Japan’s 10-year government bonds dropped into negative territory Friday as the country’s central bank continued to expand its bond-buying program. Ten-year bond yields fell to -0.135 percent — a record low and below the negative deposit rate introduced by the Bank of Japan last month.
Investors’ reluctance to sell bonds to the Bank of Japan (BoJ) highlighted the demand for Japan’s government debt. Currently, the BoJ holds a record 34.5 percent of the Japanese Government Bonds (JGB) in the market. The bond-buying program is expected to raise BoJ’s market share to 40 percent by the end of 2016, according to analysts at Japan Macro Advisors.

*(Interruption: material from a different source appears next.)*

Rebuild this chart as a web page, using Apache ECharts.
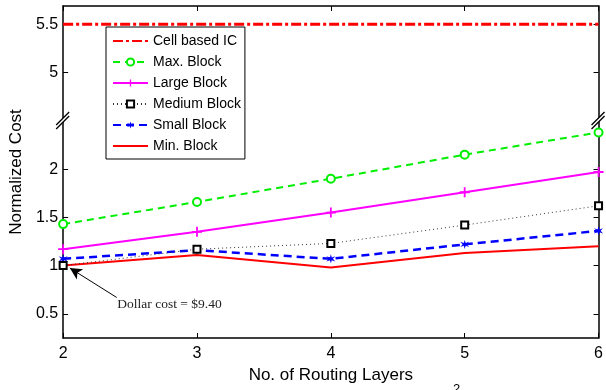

A bond’s yield moves inversely to its price. Markets generally see bond yields falling when uncertain economic conditions or volatile stock markets push investors toward safer investments. High rates of unemployment and slow economic growth are also known to decrease bond yields.
Yields on JGBs have fallen since the BOJ announced Jan. 29 that it would start charging interest on some deposits held at the central bank starting Feb. 16. The amount of Japanese bonds in the market offering negative yields has doubled this year to exceed more than 600 trillion yen ($5.4 trillion) earlier this month, Bloomberg reported.
“It goes to show how the BOJ’s negative interest-rate policy is so strong,” Tadashi Matsukawa, the Tokyo-based head of fixed-income investment at PineBridge Investments Japan, told Bloomberg. Investors are buying shorter-dated debt “as there aren’t enough 30-year, 20-year bonds available,” he said.
Japan’s accelerated bond buying program is part of its “Quantitative and Qualitative Monetary Easing” policy introduced in April 2013, by newly-appointed BoJ Governor Haruhiko Kuroda to boost economic growth.
At the close of Thursday, yield on long-term (10-year) bonds was -0.05 percent, according to Japan Bond Trading Co.